Underwater use of hydraulic breakers present other technical challenges, with units requiring to be configured specially for this type of application. In Italy a Promove XP4500 hydraulic hammer has been used to break granite underwater as part of a project to restyle the port of Poltu Quatu on Sardinia. Contractor P Aul Immobiliare has carried out the work which involved using blasting to break up 40 concrete blocks weighing 56tonnes each as well as the demolition of underwater granite to deepen the ground and position new pillars for the new structure. The Promove XP4500 breaker, mounted on a Fiat-Kobelco EX455 excavator positioned on a pontoon, was used to break up the underwater granite and demolish concrete. The material was processed using a Promove CP1510 multi-processing crusher fitted to a CAT 319D excavator, then recycled and re-used on site.
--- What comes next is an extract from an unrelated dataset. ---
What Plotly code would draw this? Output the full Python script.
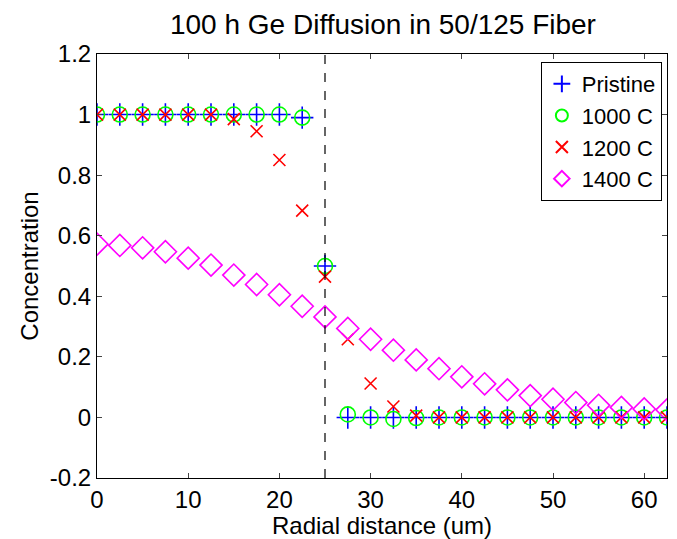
import plotly.graph_objects as go

radial_um = [0, 2.5, 5, 7.5, 10, 12.5, 15, 17.5, 20, 22.5, 25, 27.5, 30, 32.5, 35,
             37.5, 40, 42.5, 45, 47.5, 50, 52.5, 55, 57.5, 60, 62.5]

pristine = [1, 1, 1, 1, 1, 1, 1, 1, 1, 0.99, 0.5, 0.0, 0.0, 0.0, 0.0,
            0, 0, 0, 0, 0, 0, 0, 0, 0, 0, 0]
c1000 = [1, 1, 1, 1, 1, 1, 1, 1, 1, 0.99, 0.5, 0.01, 0.0, -0.005, -0.002,
         0, 0, 0, 0, 0, 0, 0, 0, 0, 0, 0]
c1200 = [1, 1, 1, 1, 1, 1, 0.985, 0.945, 0.85, 0.683, 0.465, 0.258, 0.112, 0.036, 0.006,
         0, 0, 0, 0, 0, 0, 0, 0, 0, 0, 0]
c1400 = [0.572, 0.568, 0.56, 0.547, 0.526, 0.503, 0.47, 0.439, 0.405, 0.367, 0.332,
         0.294, 0.258, 0.222, 0.19, 0.161, 0.134, 0.111, 0.091, 0.072, 0.06, 0.049,
         0.04, 0.033, 0.028, 0.025]

core_radius = 25
series_names = ["Pristine", "1000 C", "1200 C", "1400 C"]
x_ticks = [0, 10, 20, 30, 40, 50, 60]
y_ticks = [-0.2, 0, 0.2, 0.4, 0.6, 0.8, 1, 1.2]
y_tick_text = ["-0.2", "0", "0.2", "0.4", "0.6", "0.8", "1", "1.2"]

FONT = "Liberation Sans, Arial, sans-serif"

fig = go.Figure()
fig.add_trace(go.Scatter(x=radial_um, y=pristine, mode="markers", name=series_names[0],
                         marker=dict(symbol="cross-thin-open", size=16, color="#0000ff",
                                     line=dict(color="#0000ff", width=1.6))))
fig.add_trace(go.Scatter(x=radial_um, y=c1000, mode="markers", name=series_names[1],
                         marker=dict(symbol="circle-open", size=15, color="#00ff00",
                                     line=dict(color="#00ff00", width=1.6))))
fig.add_trace(go.Scatter(x=radial_um, y=c1200, mode="markers", name=series_names[2],
                         marker=dict(symbol="x-thin-open", size=12, color="#ff0000",
                                     line=dict(color="#ff0000", width=1.6))))
fig.add_trace(go.Scatter(x=radial_um, y=c1400, mode="markers", name=series_names[3],
                         marker=dict(symbol="diamond-open", size=17, color="#ff00ff",
                                     line=dict(color="#ff00ff", width=1.6))))

fig.add_shape(type="line", x0=core_radius, x1=core_radius, y0=y_ticks[0], y1=y_ticks[-1],
              xref="x", yref="y", line=dict(color="black", width=1.2, dash="dash"))

fig.update_layout(
    width=669, height=531,
    paper_bgcolor="white", plot_bgcolor="white",
    margin=dict(l=89, r=9, t=46, b=59),
    font=dict(family=FONT, size=24, color="black"),
    title=dict(text="100 h Ge Diffusion in 50/125 Fiber", x=0.5605, xanchor="center",
               y=0.970, yanchor="middle", font=dict(family=FONT, size=28, color="black")),
    showlegend=True,
    legend=dict(x=0.991, y=0.981, xanchor="right", yanchor="top",
                bgcolor="white", bordercolor="black", borderwidth=1,
                font=dict(family=FONT, size=22, color="black"),
                itemsizing="constant", tracegroupgap=0),
    xaxis=dict(range=[0, 62.5], tickvals=x_ticks, ticks="inside", ticklen=5,
               showline=True, linecolor="black", linewidth=1, mirror="ticks",
               showgrid=False, zeroline=False,
               title=dict(text="Radial distance (um)", standoff=0,
                          font=dict(family=FONT, size=24))),
    yaxis=dict(range=[-0.2, 1.2], tickvals=y_ticks, ticktext=y_tick_text, ticks="inside",
               ticklen=5, showline=True, linecolor="black", linewidth=1, mirror="ticks",
               showgrid=False, zeroline=False,
               title=dict(text="Concentration", standoff=4,
                          font=dict(family=FONT, size=24))),
)

fig.write_html("out.html")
Once material is broken up on-site, having equipment available to process this in-situ can provide major cost savings for a contractor. Italian firm MB Crusher has specialised in this field with its crusher buckets, which can be attached to an excavator and used to crush, size and sort broken up concrete that has been removed using a breaker. For the contractor this approach offers considerable gains as the same carrier used for breaking can then be fitted with the crusher bucket to carry out the processing role and this allows an efficient use of site equipment. On-site processing allows a contractor to benefit from reduced costs for material disposal, transport and supply. The resulting material can be re-used for other jobs at the same worksite or be taken elsewhere and used to build road embankments, drainage systems or as fill, in excavation jobs for example.